GroupM’s leadership said via a media plan update in 2025 that its strategy emphasizes “predictive performance via multi-source data, a shift away from proprietary siloed datasets and toward data-driven decision models.”
Creator Economy: From niche to mainstream
A recent Business Insider (BI) report on Unilever’s 2025 influencer strategy quoted its CEO, Fernando Fernández, announcing a strategy to work with 20× more influencers and allocate up to 50 percent of its marketing budget to social creators.
A 2025 survey of 200 marketers by the influencer marketing agency Linqia found that 62 percent of respondents intended to increase their annual influencer budgets in 2026. According to BI, US advertiser spending on creators was expected to reach $37 billion in 2025, a 26 percent year-over-year increase.
According to Shopify, quoting Tomoson, a reliable resource for digital enthusiasts and entrepreneurs, businesses earn an average of $6.50 for every $1 spent on influencer marketing, with the top 13 percent of brands hitting $20 or more. Around 70 percent of businesses double their money, it said.
Creators and micro-influencers are now becoming core components of mainstream marketing strategy, shifting marketers’ spend toward creator collaborations rather than traditional billboard and broadcast advertising.
ROI Pressures
Forrester’s 2025 B2C marketing forecast reveals 64 percent of marketing executives expect 2026 to be more volatile than 2025, with concerns about pricing, privacy, measurement reliability, and tighter budgets.
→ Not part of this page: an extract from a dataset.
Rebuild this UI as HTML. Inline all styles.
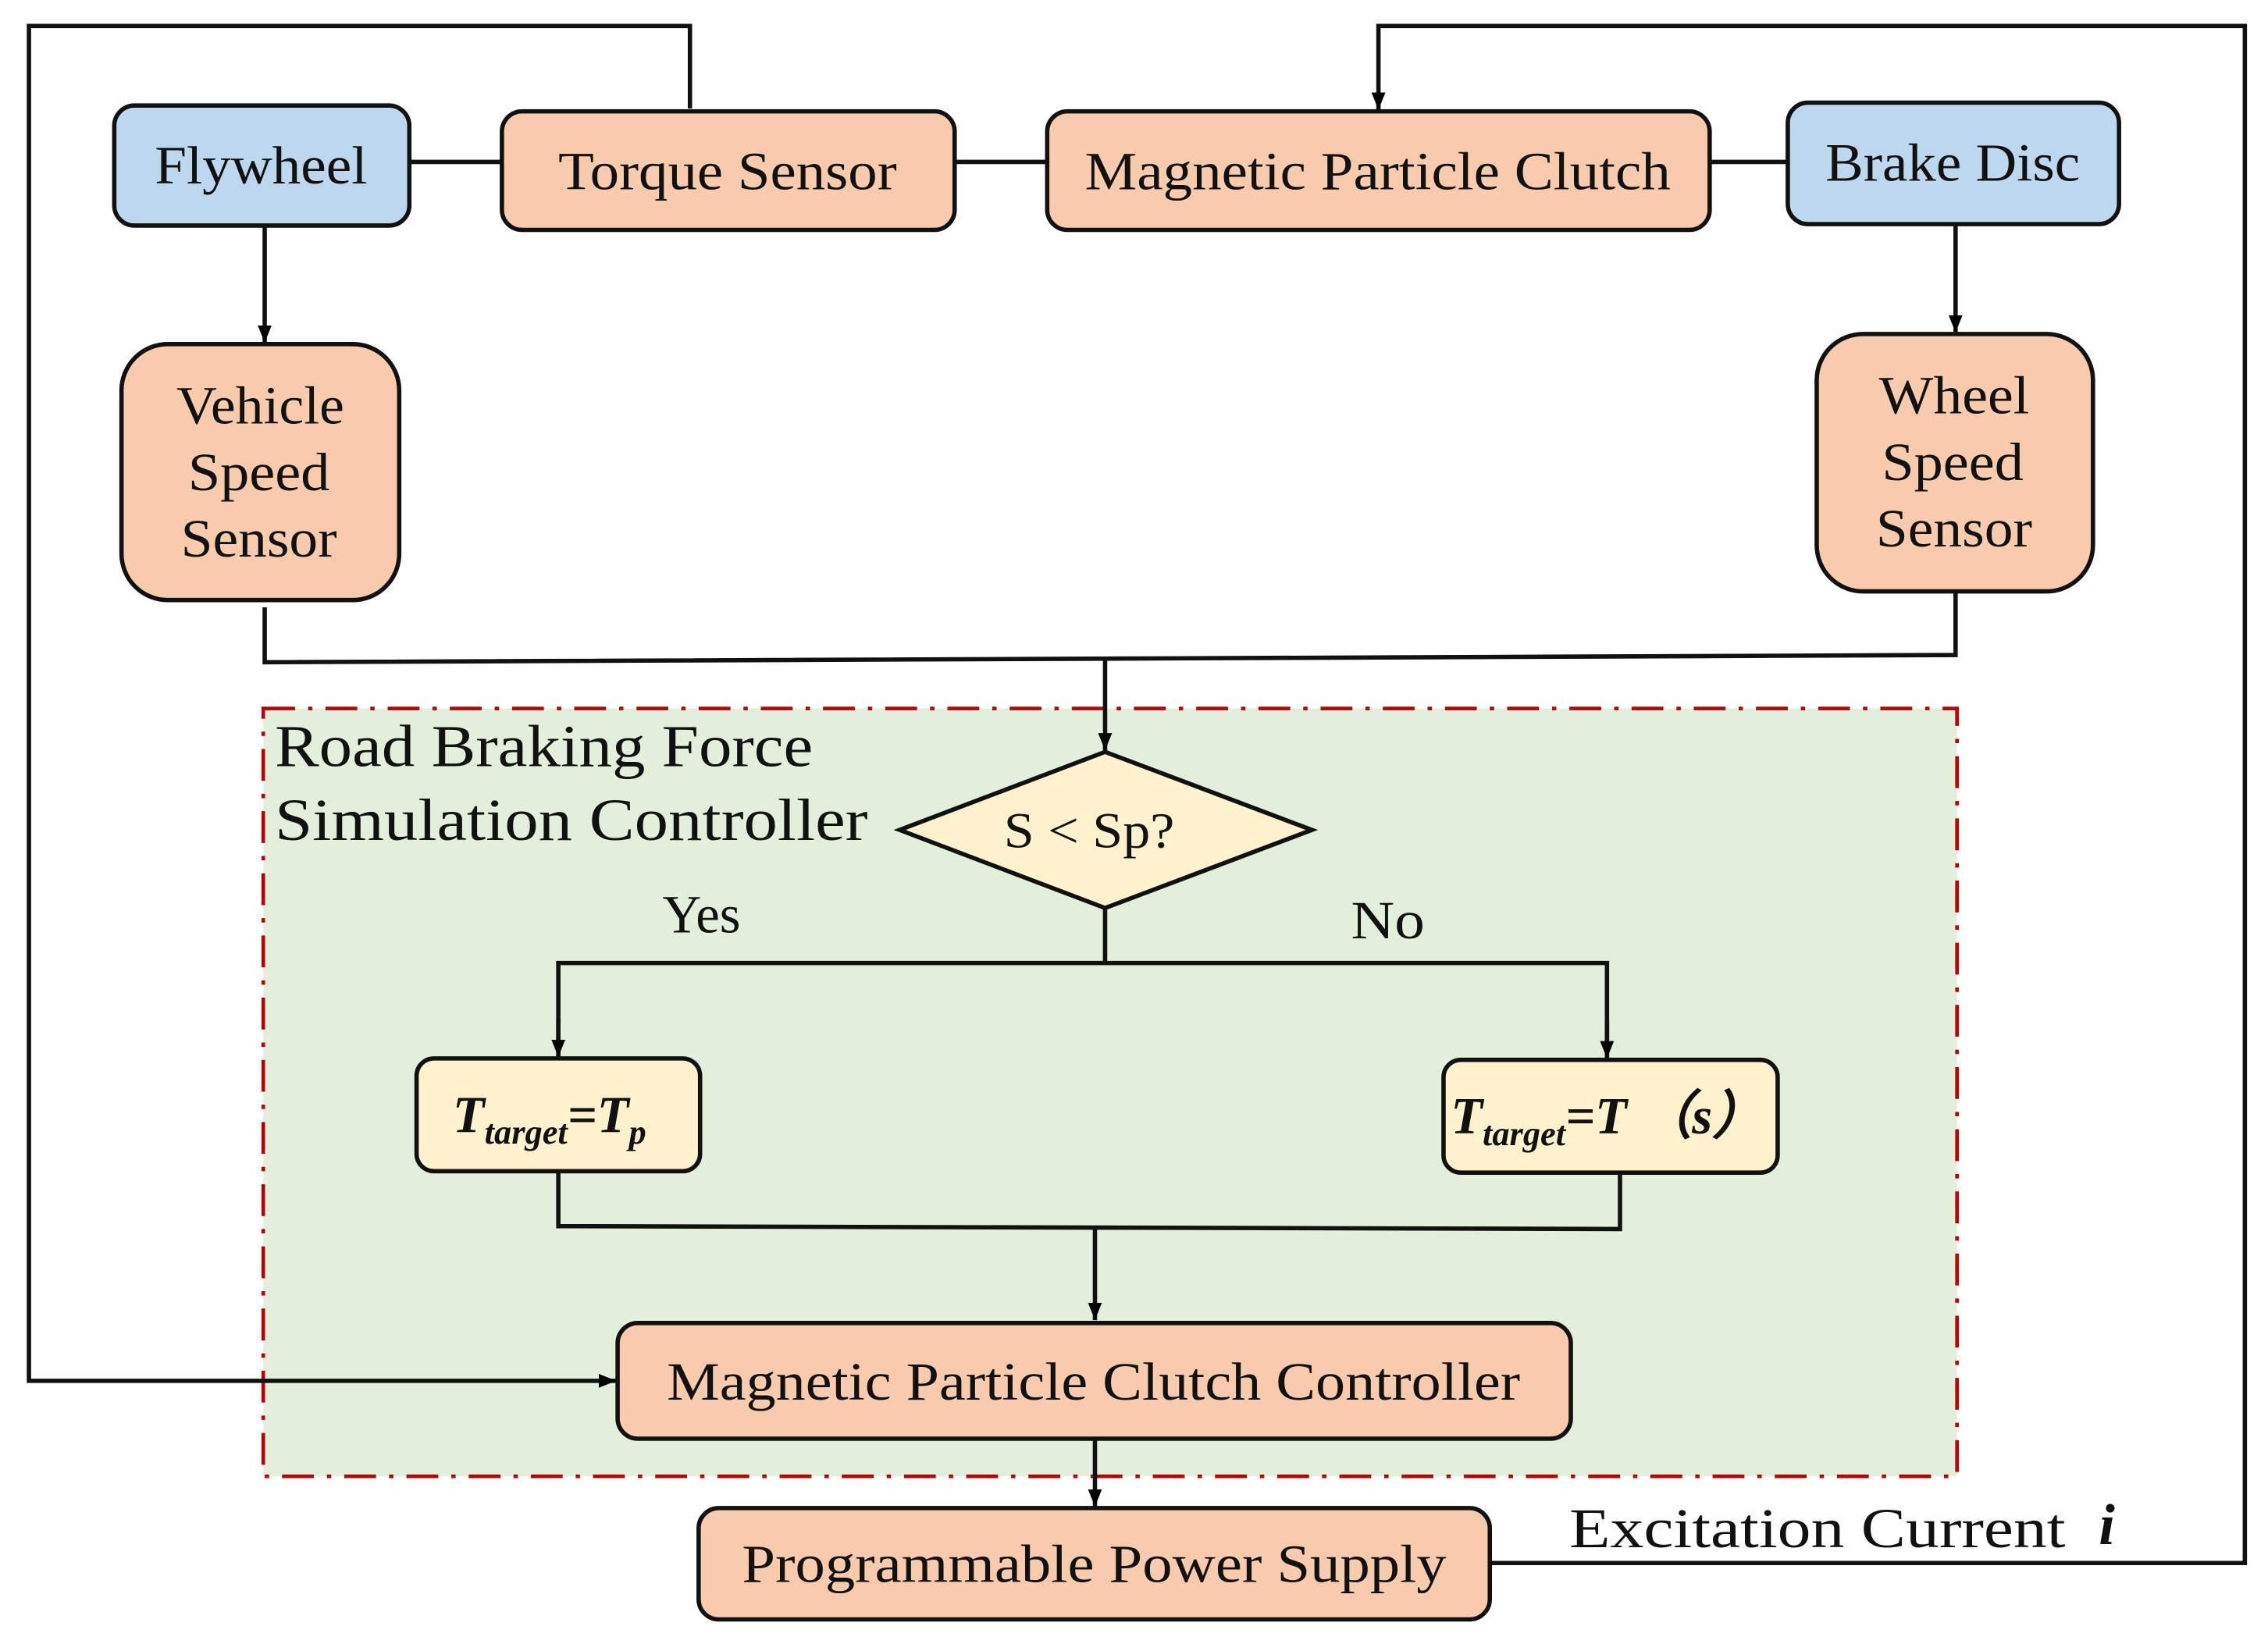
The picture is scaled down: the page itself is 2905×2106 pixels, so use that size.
<!DOCTYPE html>
<html><head><meta charset="utf-8"><style>
html,body{margin:0;padding:0;background:#fff;}
svg{display:block;}
text{font-family:"Liberation Serif",serif;fill:#111;}
</style></head><body>
<svg width="2905" height="2106" viewBox="0 0 1568 1137" preserveAspectRatio="none" xmlns="http://www.w3.org/2000/svg">
<defs>
<marker id="b" viewBox="0 0 10 10" refX="10" refY="5" markerWidth="12" markerHeight="12" orient="auto" markerUnits="userSpaceOnUse">
<path d="M0,1 L10,5 L0,9 z" fill="#000"/>
</marker>
</defs>
<rect x="182" y="490" width="1171" height="531" fill="#e2efda" stroke="#c00000" stroke-width="2.5" stroke-dasharray="22,9,3,9"/>
<g fill="none" stroke="#111" stroke-width="3">
<polyline points="477,75 477,18 20,18 20,955 426,955" marker-end="url(#b)"/>
<polyline points="1030,1081 1552,1081 1552,18 953,18 953,76" marker-end="url(#b)"/>
<line x1="283" y1="112" x2="347" y2="112"/>
<line x1="660" y1="112" x2="724" y2="112"/>
<line x1="1182" y1="112" x2="1236" y2="112"/>
<line x1="183" y1="156" x2="183" y2="237" marker-end="url(#b)"/>
<line x1="1352" y1="155" x2="1352" y2="230" marker-end="url(#b)"/>
<polyline points="183,420 183,458 1352,453 1352,409"/>
<line x1="764" y1="455" x2="764" y2="519" marker-end="url(#b)"/>
<line x1="764" y1="628" x2="764" y2="666"/>
<polyline points="386,731 386,666 1111,666 1111,731" />
<line x1="386" y1="705" x2="386" y2="731" marker-end="url(#b)"/>
<line x1="1111" y1="705" x2="1111" y2="732" marker-end="url(#b)"/>
<polyline points="386,810 386,848 1120,850 1120,811"/>
<line x1="757" y1="848" x2="757" y2="913" marker-end="url(#b)"/>
<line x1="757" y1="995" x2="757" y2="1042" marker-end="url(#b)"/>
</g>
<g stroke="#111" stroke-width="3">
<rect x="79" y="73" width="204" height="83" rx="14" fill="#bdd7ee"/>
<rect x="347" y="77" width="313" height="82" rx="14" fill="#f8cbad"/>
<rect x="724" y="77" width="458" height="82" rx="14" fill="#f8cbad"/>
<rect x="1236" y="71" width="229" height="84" rx="14" fill="#bdd7ee"/>
<rect x="84" y="238" width="192" height="177" rx="32" fill="#f8cbad"/>
<rect x="1256" y="231" width="191" height="178" rx="32" fill="#f8cbad"/>
<polygon points="764,520 907,574 764,628 622,574" fill="#fff2cc"/>
<rect x="288" y="732" width="196" height="78" rx="12" fill="#fff2cc"/>
<rect x="998" y="733" width="231" height="78" rx="12" fill="#fff2cc"/>
<rect x="427" y="915" width="659" height="80" rx="14" fill="#f8cbad"/>
<rect x="483" y="1043" width="547" height="77" rx="14" fill="#f8cbad"/>
</g>
<g font-size="37" lengthAdjust="spacingAndGlyphs">
<text x="107" y="127" textLength="147" lengthAdjust="spacingAndGlyphs">Flywheel</text>
<text x="386" y="131" textLength="234" lengthAdjust="spacingAndGlyphs">Torque Sensor</text>
<text x="750" y="131" textLength="405" lengthAdjust="spacingAndGlyphs">Magnetic Particle Clutch</text>
<text x="1262" y="125" textLength="176" lengthAdjust="spacingAndGlyphs">Brake Disc</text>
<text x="122" y="293" textLength="116" lengthAdjust="spacingAndGlyphs">Vehicle</text>
<text x="130" y="339" textLength="98" lengthAdjust="spacingAndGlyphs">Speed</text>
<text x="125" y="385" textLength="108" lengthAdjust="spacingAndGlyphs">Sensor</text>
<text x="1299" y="286" textLength="104" lengthAdjust="spacingAndGlyphs">Wheel</text>
<text x="1301" y="332" textLength="98" lengthAdjust="spacingAndGlyphs">Speed</text>
<text x="1297" y="378" textLength="108" lengthAdjust="spacingAndGlyphs">Sensor</text>
<text x="461" y="968" textLength="590" lengthAdjust="spacingAndGlyphs">Magnetic Particle Clutch Controller</text>
<text x="513" y="1094" textLength="487" lengthAdjust="spacingAndGlyphs">Programmable Power Supply</text>
<text x="694" y="586" font-size="35" textLength="118" lengthAdjust="spacingAndGlyphs">S &lt; Sp?</text>
<text x="458" y="645" textLength="54" lengthAdjust="spacingAndGlyphs">Yes</text>
<text x="934" y="649" textLength="51" lengthAdjust="spacingAndGlyphs">No</text>
</g>
<text x="190" y="530" font-size="41" textLength="372" lengthAdjust="spacingAndGlyphs">Road Braking Force</text>
<text x="190" y="581" font-size="41" textLength="410" lengthAdjust="spacingAndGlyphs">Simulation Controller</text>
<text x="1085" y="1070" font-size="39" textLength="343" lengthAdjust="spacingAndGlyphs">Excitation Current</text>
<text x="1451" y="1068" font-size="40" font-style="italic" font-weight="bold">i</text>
<text x="313" y="783" font-size="36" font-style="italic" font-weight="bold">T<tspan font-size="24" dy="8">target</tspan><tspan dy="-8">=T</tspan><tspan font-size="24" dy="8">p</tspan></text>
<text x="1003" y="784" font-size="36" font-style="italic" font-weight="bold">T<tspan font-size="24" dy="8">target</tspan><tspan dy="-8">=T （s）</tspan></text>
</svg>
</body></html>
In this sense, creative innovation starts to take a back seat, or at best, is equal in importance to marketing performance, business outcomes, and ROI measurement.
According to Bain & Company, many companies invest heavily in marketing technology but struggle to see results because of poor measurement or improper data integration.
This is the crucial hump to get over in 2026 and beyond.